Michael Neumann
This bittersweet Russian import likely never found an audience after being falsely marketed as a 'sexy, spicy comedy' about three women who 'make love to the Revolution' (whatever that means). The film is actually a quiet, graceful character study of a twice-divorced woman and her two grown daughters, trying to sort out their problems (with men, with money, and with each other) in their claustrophobic Moscow apartment. It's been compared to the working class comedy dramas of Mike Leigh, and not without reason: the emotional moment when the 49-year old heroine vents a lifetime of frustration on her bedridden mother is reminiscent of a key scene at the climax of Leigh's 'Life Is Sweet'. This wasn't the first time director Vyachaslev Krishtofovich was let down by American advertising ineptitude (see 'Lonely Woman Seeks Life Companion'), and the problem here is compounded by the choice of title, with its echoes of Katherine Hepburn and Spencer Tracy. But don't be misled: the film is a poignant and (by new Russian standards) surprisingly understated drama, all the more welcome at a time when the ersatz Soviet film industry was becoming more westernized.
buonesargen3
Another classic that has been forgotten. Displaced by lack of advertising and the studio monopolies. This film confronts the USSR society at the time it still existed and would be able to imprison dissenters. Corougeously the writers and everyone involved made this sharp, realistic comment on the state using a domestic setting. In a cramped flat a woman lives with her paralyzed mother and two daughters from 2 marriages, in Moscow. As optimism and democracy come offering a better future they find their already meager lives turned upside down with uncertainty. Made in 1990 it has become prophetic with increased poverty and the Russina mafia threatening peoples lives resulting in the return of the Communists that people were desperate to be rid of believing that democracy would be their Saviour.
Caledonia Twin #1
I agree with the comments already made on this film; it is beautiful, realistic, gritty, overloaded with sharp humour and a lyrical quality within the imagery of the nostalgic sequences, imagery that is intangibly appealing yet unmistakably evocative.

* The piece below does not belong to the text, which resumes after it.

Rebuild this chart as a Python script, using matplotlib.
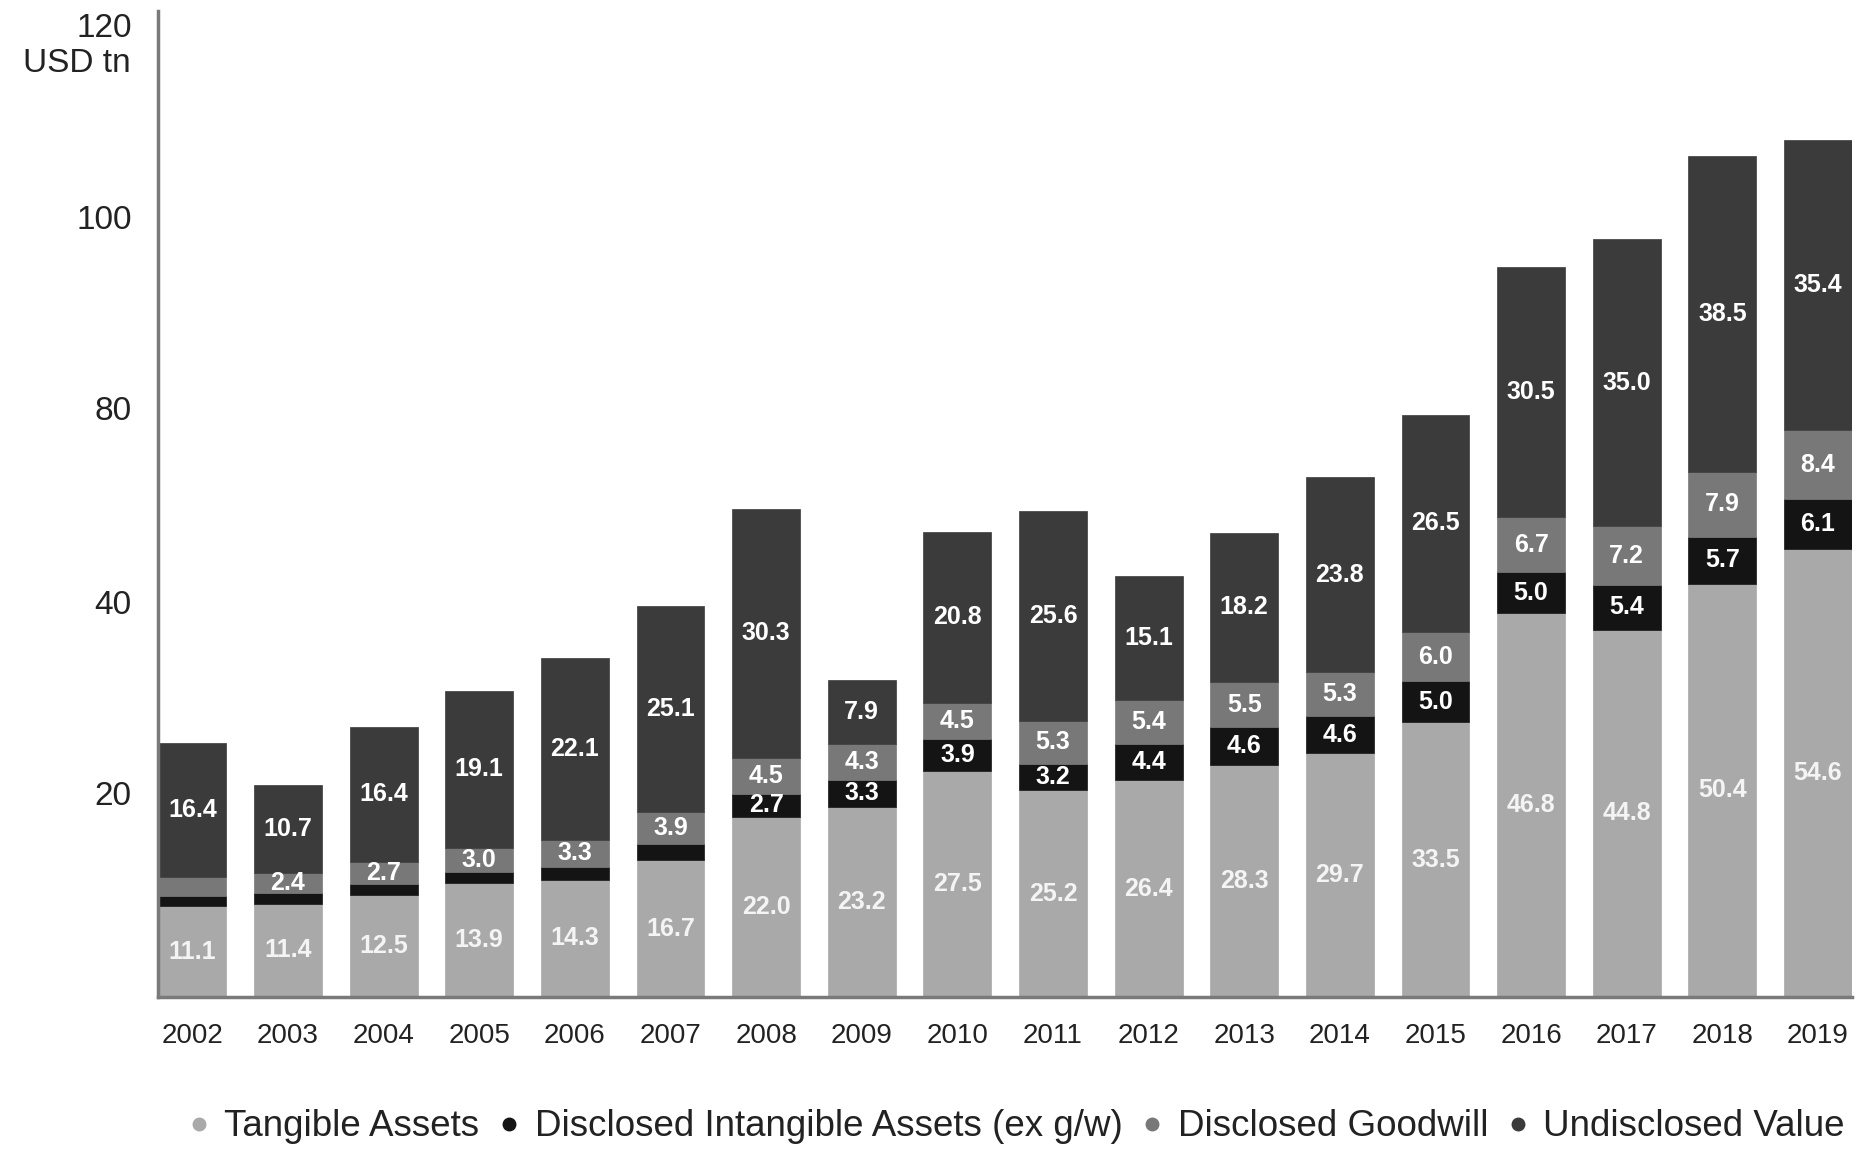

Though this film may at first glance seem unexciting to the action film fan, "Rebro Adama" has more than enough action crammed into a film less than two hours long; the lives of the family are turned upside-down in a short time, and the future for the family becomes raw, unpredictable, as unpredictable as the future of Russia was in 1990. Moreover, I couldn't help but admire the cheeky, almost caustically humorous, tough teenage girl, Nastiya. This is an excellent film I would recommend to those who appreciate dark, realistic humor and unpredictable, independent film story lines that leave no contrived aftertaste. My rating: 8/10.
iliawarlock
Every now and then one views a film which seems to stay in one's mind, a film of which one cannot let go, and painfully one is forced to wonder and guess and think--what was it that touched me so deeply? The plot of "Adam's Rib" (by excellent author Vladimir Kunin), is simple. A middle-aged woman, her paralyzed mother, and her two daughters from different husbands live together, in a tiny two-room (note, two rooms, not two bedrooms), apartment in Moscow, during the very last days of the dying Soviet Empire. Both her daughters work, and so does she, as a tour-guide in the Borodino Museum. Simply an aging, beautiful, intelligent woman working monstrously hard to make ends meet. Her eldest daughter works in an office, and is in love with her manager. Her youngest is a grocery-store clerk, exploring her fifteen year-old body with a young plebeian man, who works as a security guard. A simple, hard, and monotonous existence shared by four women, and three incredibly different generations in a tiny, dark apartment. And then, suddenly, in the midst of this deadly dull and monotonous life, Ninna Elizarovna meets a man who falls in love with her, and life grows enormously more complicated. I will say nothing more, so as not to spoil the plot for the viewer, but the qualities of this film are unmistakable. The spectacular acting ability of the main heroine, played by Inna Churikova, the talented camera-work which brings into sharp focus the uncertain, dangerous, and occasionally, startlingly beautiful life in a country which brought itself to the brink of an abyss, the shadowy terror and sorrow cast by the flashback memories that the Grandmother sees of her terrible, decades-old crime, the intelligent dialogue and sharply questioning scenario--all of this combines into a magnificent work.